MURFREESBORO — The 2013 Leaf, built in Smyrna, is now in showrooms in Tennessee, including Nissan of Murfreesboro.

Justin Humphrey, electric vehicle specialist with the Murfreesboro Nissan dealership, said the local dealership on Memorial has already sold two 2013 Leaf vehicles and has a white Leaf SV in stock.

“Initial production of the Leaf (in Tennessee) began in December, with a strong ramp-up in January,” said Justin Saia, manager of corporate communications with Nissan North America in Franklin. “But it may take until the end of March for dealer inventories and vehicle availabilities to fill up.”

Humphrey pulled the 2013 Nissan LEAF SV out of the massive showroom on Memorial Boulevard last week to give it a test drive.

The sticker on the window says “Innovation that Excites. 100 percent electric. No Gas. No tailpipe. List price, $32,985.”

But with no gasoline required, there are savings. Annual fuel cost in electricity costs, according to the sticker, is estimated at $500. Advertised savings in fuel costs over five years are $9,100, “compared to the average new vehicle.”

The dealership averaged selling seven to eight Leafs a month in 2012.

“The gas savings are the biggest benefit for the customer,” said Humphrey. “That and no maintenance.”
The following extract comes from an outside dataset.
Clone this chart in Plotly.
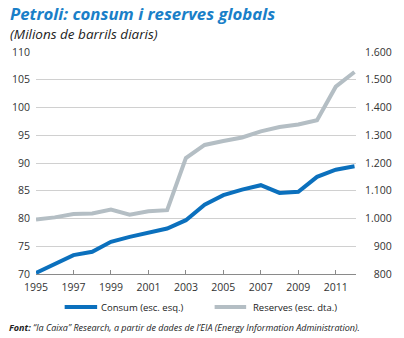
import plotly.graph_objects as go

years = list(range(1995, 2013))
consum = [70.2, 71.8, 73.4, 74.0, 75.8, 76.7, 77.5, 78.2, 79.7, 82.5,
          84.2, 85.2, 86.0, 84.6, 84.8, 87.5, 88.8, 89.4]
reserves = [996, 1004, 1016, 1018, 1032, 1014, 1026, 1030, 1218, 1265,
            1279, 1292, 1314, 1330, 1339, 1354, 1475, 1528]
left_ticks = [70, 75, 80, 85, 90, 95, 100, 105, 110]
right_ticks = [800, 900, 1000, 1100, 1200, 1300, 1400, 1500, 1600]
right_labels = ["\u2007\u2008800", "\u2007\u2008900", "1.000", "1.100", "1.200",
                "1.300", "1.400", "1.500", "1.600"]
x_ticks = list(range(1995, 2012, 2))

BLUE = "#0b70bd"
GRAY = "#b4bec4"
FONT = "Open Sans"
TICKFONT = dict(family=FONT, size=10.5, color="#333333")

fig = go.Figure()
fig.add_trace(go.Scatter(x=years, y=consum, mode="lines", name="Consum (esc. esq.)",
                         line=dict(color=BLUE, width=4), yaxis="y"))
fig.add_trace(go.Scatter(x=years, y=reserves, mode="lines", name="Reserves (esc. dta.)",
                         line=dict(color=GRAY, width=4), yaxis="y2"))

fig.update_layout(
    width=404, height=338,
    margin=dict(l=33, r=36, t=52, b=64),
    paper_bgcolor="white", plot_bgcolor="white",
    showlegend=False,
    font=dict(family=FONT, size=11, color="#333333"),
    xaxis=dict(range=[1995, 2012.08], tickvals=x_ticks, ticktext=[str(t) for t in x_ticks],
               showgrid=False, zeroline=False, showline=True, linecolor="#8a8a8a", linewidth=1,
               ticks="inside", ticklen=4, tickcolor="#8a8a8a", ticklabelstandoff=3,
               tickfont=TICKFONT),
    yaxis=dict(range=[70, 110], tickvals=left_ticks, ticktext=[str(t) for t in left_ticks],
               showgrid=True, gridcolor="#d0d0d0", gridwidth=1, zeroline=False, showline=False,
               ticks="outside", ticklen=3, tickcolor="rgba(0,0,0,0)", tickfont=TICKFONT),
    yaxis2=dict(range=[800, 1600], tickvals=right_ticks, ticktext=right_labels,
                overlaying="y", side="right", showgrid=False, zeroline=False, showline=False,
                ticks="outside", ticklen=6, tickcolor="rgba(0,0,0,0)", tickfont=TICKFONT),
)

W, L, T, H = 335, 33, 52, 222
def px(x):
    return (x - L) / W
def py(y):
    return 1 - (y - T) / H

annotations = [
    dict(text="<b><i>Petroli: consum i reserves globals</i></b>", x=5, y=13,
         font=dict(family=FONT, size=16.8, color="#1a7fc8")),
    dict(text="<i>(Milions de barrils diaris)</i>", x=5, y=34,
         font=dict(family=FONT, size=13.5, color="#222222")),
    dict(text="Consum (esc. esq.)", x=100, y=307,
         font=dict(family=FONT, size=9.5, color="#1a1a1a")),
    dict(text="Reserves (esc. dta.)", x=259, y=307,
         font=dict(family=FONT, size=9.5, color="#1a1a1a")),
    dict(text="<b><i>Font:</i></b><i> “la Caixa” Research, a partir de dades de l’EIA (Energy Information Administration).</i>",
         x=4, y=327, font=dict(family=FONT, size=9, color="#222222")),
]
for a in annotations:
    fig.add_annotation(xref="paper", yref="paper", x=px(a["x"]), y=py(a["y"]),
                       text=a["text"], showarrow=False, xanchor="left", yanchor="middle",
                       font=a["font"], borderpad=0)

fig.add_shape(type="line", xref="paper", yref="paper", x0=px(63), x1=px(97), y0=py(307), y1=py(307),
              line=dict(color=BLUE, width=4))
fig.add_shape(type="line", xref="paper", yref="paper", x0=px(220), x1=px(253), y0=py(307), y1=py(307),
              line=dict(color=GRAY, width=4))

fig.write_html("out.html")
Combined city highway fuel economy is listed at 116 MPGe; 130 in the city and 102 on the highway.

The Leaf comes equipped with a “Carwings system” that Humphrey said “allows you to talk to your car through a laptop or smartphone.”
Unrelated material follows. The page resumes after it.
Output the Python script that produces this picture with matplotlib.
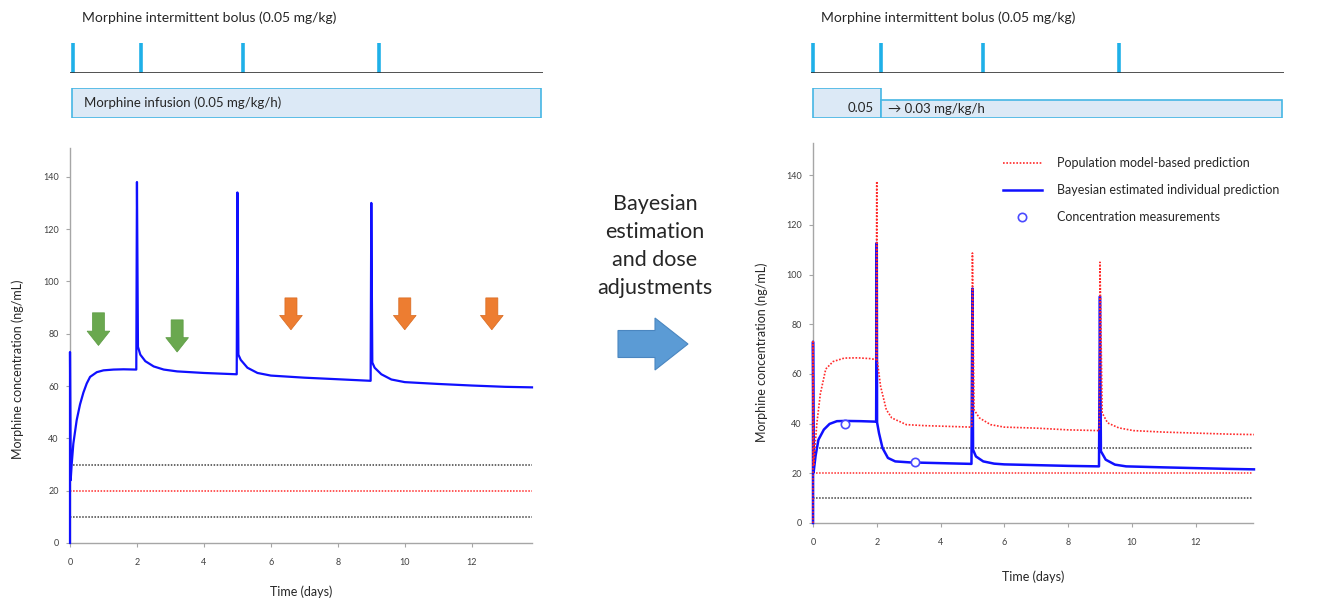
import matplotlib
matplotlib.use('Agg')
import matplotlib.pyplot as plt
from matplotlib.patches import FancyArrow
from matplotlib.lines import Line2D

plt.rcParams['font.family'] = ['Lato', 'DejaVu Sans']

# ---- data ----
bolus_days = [0, 2, 5, 9]
t_end = 13.8

# standard regimen (left panel)
infusion_std_start = [0]
infusion_std_rate = [0.05]
t_std = [0, 0, 0.02, 0.05, 0.1, 0.2, 0.3, 0.4, 0.5, 0.6, 0.8, 1.0, 1.3, 1.6, 1.98,
         2.0, 2.03, 2.1, 2.25, 2.5, 2.8, 3.2, 4.0, 4.98,
         5.0, 5.03, 5.1, 5.3, 5.6, 6.0, 7.0, 8.0, 8.98,
         9.0, 9.03, 9.1, 9.3, 9.6, 10.0, 11.0, 12.0, 13.0, 13.8]
c_std = [0, 73, 24, 30, 38, 47, 53, 57.5, 61, 63.5, 65.3, 66, 66.3, 66.4, 66.3,
         138, 75, 72, 69.5, 67.5, 66.3, 65.6, 65.0, 64.5,
         134, 72, 70, 67, 65, 64, 63.2, 62.6, 62,
         130, 69, 67, 64.5, 62.5, 61.5, 60.8, 60.2, 59.7, 59.5]

# adjusted regimen (right panel)
infusion_adj_start = [0, 2]
infusion_adj_rate = [0.05, 0.03]
t_pop = [0, 0, 0.02, 0.06, 0.12, 0.23, 0.4, 0.63, 0.98, 1.4, 1.78, 1.98,
         2.0, 2.01, 2.12, 2.3, 2.47, 2.93, 3.5, 4.0, 4.98,
         5.0, 5.05, 5.22, 5.57, 6.0, 7.0, 8.0, 8.98,
         9.0, 9.07, 9.24, 9.59, 10.05, 11.0, 12.0, 13.0, 13.83]
c_pop = [0, 73, 23, 30, 40, 52, 62, 65, 66.4, 66.5, 66.2, 65.8,
         137.6, 66, 55, 45.6, 42.3, 39.6, 39.2, 39.0, 38.6,
         108.7, 45.6, 42.3, 39.6, 38.6, 38.2, 37.5, 37.2,
         105, 44.3, 40.3, 38.3, 37.2, 36.6, 36.2, 35.8, 35.6]
t_ind = [0, 0, 0.02, 0.08, 0.17, 0.34, 0.52, 0.75, 1.0, 1.5, 1.98,
         2.0, 2.01, 2.07, 2.18, 2.35, 2.58, 3.04, 4.0, 4.97,
         5.0, 5.02, 5.11, 5.34, 5.68, 6.0, 7.0, 8.0, 8.97,
         9.0, 9.03, 9.18, 9.47, 9.82, 11.0, 12.0, 13.0, 13.83]
c_ind = [0, 73, 20.5, 27, 33.5, 37.6, 39.9, 41, 41.1, 41, 40.8,
         112.8, 40.5, 36.2, 30.2, 26.2, 24.8, 24.4, 24.1, 23.8,
         94.4, 29.5, 26.8, 24.8, 23.9, 23.6, 23.3, 23.0, 22.8,
         91.3, 28.9, 25.5, 23.5, 22.8, 22.4, 22.1, 21.8, 21.6]
t_meas = [1.0, 3.21]
c_meas = [39.9, 24.4]

# target lines
limits_black = [10, 30]
limit_red = [20]

# arrows on left panel (day, top, tip)
green_days = [0.85, 3.2]
green_top = [88, 85.3]
green_tip = [75.5, 73]
orange_days = [6.6, 10.0, 12.6]
orange_top = [93.7, 93.7, 93.7]
orange_tip = [81.5, 81.5, 81.5]

W, H = 1334, 603
fig = plt.figure(figsize=(W / 100, H / 100), dpi=100)


def px_axes(x0, y0, x1, y1):
    # axes from pixel box (top-left origin)
    return fig.add_axes([x0 / W, 1 - y1 / H, (x1 - x0) / W, (y1 - y0) / H])


CYAN = '#1fb0e8'
BOXEDGE = '#45b6e4'
BOXFILL = '#dce9f6'
TXT = '#262626'


def timeline(x0, x1, first_tick_px, starts, rates, texts):
    scale = 34.0
    lo = -(first_tick_px - x0) / scale
    hi = (x1 - first_tick_px) / scale
    # bolus ticks
    axb = px_axes(x0, 43, x1, 73)
    axb.vlines(bolus_days, 0, 1, color=CYAN, lw=2.6)
    axb.axhline(0, color='#333333', lw=1.2)
    axb.set_xlim(lo, hi)
    axb.set_ylim(0, 1)
    axb.axis('off')
    # infusion bars
    axi = px_axes(x0, 88, x1, 118)
    ends = starts[1:] + [hi - 0.05]
    for s, e, r in zip(starts, ends, rates):
        left = lo + 0.05 if s == 0 else s
        axi.bar(left, r, width=e - left, align='edge', color=BOXFILL,
                edgecolor=BOXEDGE, lw=1.2)
    axi.set_xlim(lo, hi)
    axi.set_ylim(0, 0.05)
    axi.axis('off')
    for (xd, yv, s, ha) in texts:
        axi.text(xd, yv, s, ha=ha, va='center', fontsize=9.5, color=TXT)
    return axb


timeline(70, 543, 73, infusion_std_start, infusion_std_rate,
         [(0.32, 0.025, 'Morphine infusion (0.05 mg/kg/h)', 'left')])
timeline(811, 1284, 813, infusion_adj_start, infusion_adj_rate,
         [(1.8, 0.016, '0.05', 'right'),
          (2.2, 0.015, '\u2192 0.03 mg/kg/h', 'left')])

fig.text(82 / W, 1 - 18 / H, 'Morphine intermittent bolus (0.05 mg/kg)',
         fontsize=10, color=TXT, va='center', ha='left')
fig.text(821 / W, 1 - 18 / H, 'Morphine intermittent bolus (0.05 mg/kg)',
         fontsize=10, color=TXT, va='center', ha='left')


def style(ax, ymax, xlab_y, ylab_x, ylab_y):
    ax.set_xlim(0, t_end)
    ax.set_ylim(0, ymax)
    ax.set_xticks(range(0, 13, 2))
    ax.set_yticks(range(0, 141, 20))
    for s in ['top', 'right']:
        ax.spines[s].set_visible(False)
    for s in ['left', 'bottom']:
        ax.spines[s].set_color('#a6a6a6')
        ax.spines[s].set_linewidth(1.0)
    ax.tick_params(labelsize=6.5, colors='#a6a6a6', labelcolor='#404040',
                   length=3, pad=5)
    ax.tick_params(axis='x', pad=8)
    ax.set_xlabel('Time (days)', fontsize=9, color=TXT)
    ax.set_ylabel('Morphine concentration (ng/mL)', fontsize=9, color=TXT)
    ax.xaxis.set_label_coords(0.5, xlab_y)
    ax.xaxis.label.set_va('center')
    ax.yaxis.set_label_coords(ylab_x, ylab_y)
    ax.yaxis.label.set_va('center')
    ax.hlines(limits_black, 0, t_end, colors='#404040', linestyles=(0, (1, 1)), lw=1.1)
    ax.hlines(limit_red, 0, t_end, colors='#ff2a2a', linestyles=(0, (1, 1)), lw=1.1)


# ---- left panel ----
ax1 = px_axes(70, 148, 532, 543)
style(ax1, 151, -0.124, -0.113, 0.44)
ax1.plot(t_std, c_std, color='#1010ff', lw=1.6, zorder=3, clip_on=False)
for d, top, tip in zip(green_days, green_top, green_tip):
    ax1.arrow(d, top, 0, tip - top, width=0.36, head_width=0.68, head_length=5.5,
              length_includes_head=True, color='#6aa84f', ec='#5b9a42', lw=0.5)
for d, top, tip in zip(orange_days, orange_top, orange_tip):
    ax1.arrow(d, top, 0, tip - top, width=0.36, head_width=0.68, head_length=5.5,
              length_includes_head=True, color='#ed7d31', ec='#d86a20', lw=0.5)

# ---- right panel ----
ax2 = px_axes(813, 143, 1253, 523)
style(ax2, 153, -0.142, -0.116, 0.45)
ax2.plot(t_ind, c_ind, color='#1010ff', lw=1.8, zorder=3, clip_on=False)
ax2.plot(t_pop, c_pop, color='#ff2a2a', lw=1.2, ls=(0, (1, 1)), zorder=3.1, clip_on=False)
ax2.plot(t_meas, c_meas, 'o', mfc='white', mec='#4a4aff', mew=1.2, ms=6, zorder=4)

handles = [Line2D([], [], color='#ff2a2a', lw=1.2, ls=(0, (1, 1))),
           Line2D([], [], color='#1010ff', lw=1.8),
           Line2D([], [], ls='none', marker='o', mfc='white', mec='#4a4aff', mew=1.2, ms=6)]
labels = ['Population model-based prediction',
          'Bayesian estimated individual prediction',
          'Concentration measurements']
fig.legend(handles, labels, loc='upper left', bbox_to_anchor=(1003 / W, 1 - 157 / H),
           frameon=False, fontsize=9, handlelength=3.1, handletextpad=1.2,
           labelspacing=1.2, borderpad=0, borderaxespad=0, labelcolor=TXT)

# ---- middle: text and block arrow ----
fig.text(655 / W, 1 - 246 / H, 'Bayesian\nestimation\nand dose\nadjustments',
         ha='center', va='center', fontsize=15.5, linespacing=1.5, color=TXT)
fig.patches.append(FancyArrow(618 / W, 1 - 344 / H, 70 / W, 0,
                              width=27 / H, head_width=52 / H, head_length=33 / W,
                              length_includes_head=True, transform=fig.transFigure,
                              fc='#5b9bd5', ec='#4a86c0', lw=0.8))

plt.savefig('out.png', dpi=100)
The function also allows you to turn on the vehicle pre-heat or pre-cool the interior prior to getting in and driving off.

The electric vehicle specialist explained that if you are in a location that charges different rates of electricity at different times of day, you can tell it to start charging or stop charging depending on these rates. You can check the battery charging status of the car. You can even cut the car on while it is still connected to the battery charger (using a wall outlet instead of using the car’s battery directly.)